Textures and feel of the house are intended to provide the owners with an emotional connection to the Mediterranean and their own Greek heritage. Colourful terrazzo floor tiles are a unifying base in their expression of colour and balance the coloured windows, with coloured glass being a component of the client’s brief.
With the busy street intersection being an active zone of traffic noise and local foot traffic, living spaces were elevated above the ground plane to achieve a sense of security, provide better access to winter solar penetration and to allow an outlook to the neighbouring tree canopy.
Our much-loved clients returned to live in the suburb in which they had worked and provided excellent service to the local community for over thirty years through their former petrol station on this site of their new house. There is a community spirit about the house as it encourages engagement between occupants and the local community.
The house contains a retired couple essentially on the upper floor level where they enjoy greater outlook, access to light and ventilation than they would otherwise have experienced. Ground floor provides overflow space for grandchildren and for future aging in place live in careers.
The house features wall profiles, voids, balustrades, cabinetwork and ceilings at radius, taking their cue as graphic parts of the many arch forms common throughout the existing built form in the suburb of Nedlands.
The placement of the mass of the house close to the street corner responds to the sites transitional zone at higher density as it sits between the commercial buildings opposite and the larger traditional residential sites.

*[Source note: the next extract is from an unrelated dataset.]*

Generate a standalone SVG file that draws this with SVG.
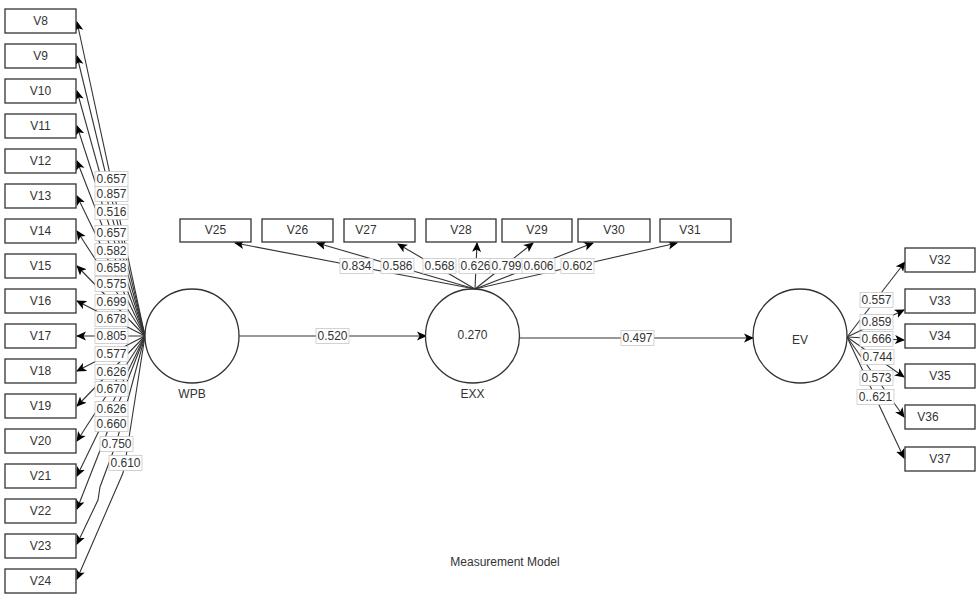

We sought to connect this new building with the many examples of two-story walk-up apartment buildings that resemble enlarged houses from the 1930’s post-depression building period within Nedlands.
123 House seeks to provide my clients and the local community with a new building that sits comfortably in the suburb, as though this building has been born from its surroundings.
My clients owned and ran an Ampol service station on this site for thirty years before decommissioning the service station and subdividing the site while maintaining the site on the corner for themselves. With the local community fondly remembering their service, memory of the former petrol station is embodied in the building fabric through various means such as the detailed concrete projections which reference the old Ampol logo, the use of coloured glass which references the colours of petrol and engine oil, the balustrade inspired by the spokes of a car wheel and the letterbox that wobbles upon a vehicle suspension spring to the delight of the owners and the postie.
Honest expression of function of materials as off-form concrete elements show where they are working structurally, and changes in brick bonding creates construction joints.
Building mass and roofscape are articulated to allow the building to address the street corner, thereby providing the benefit of multiple points of solar penetration into the centre of the house through highlight windows.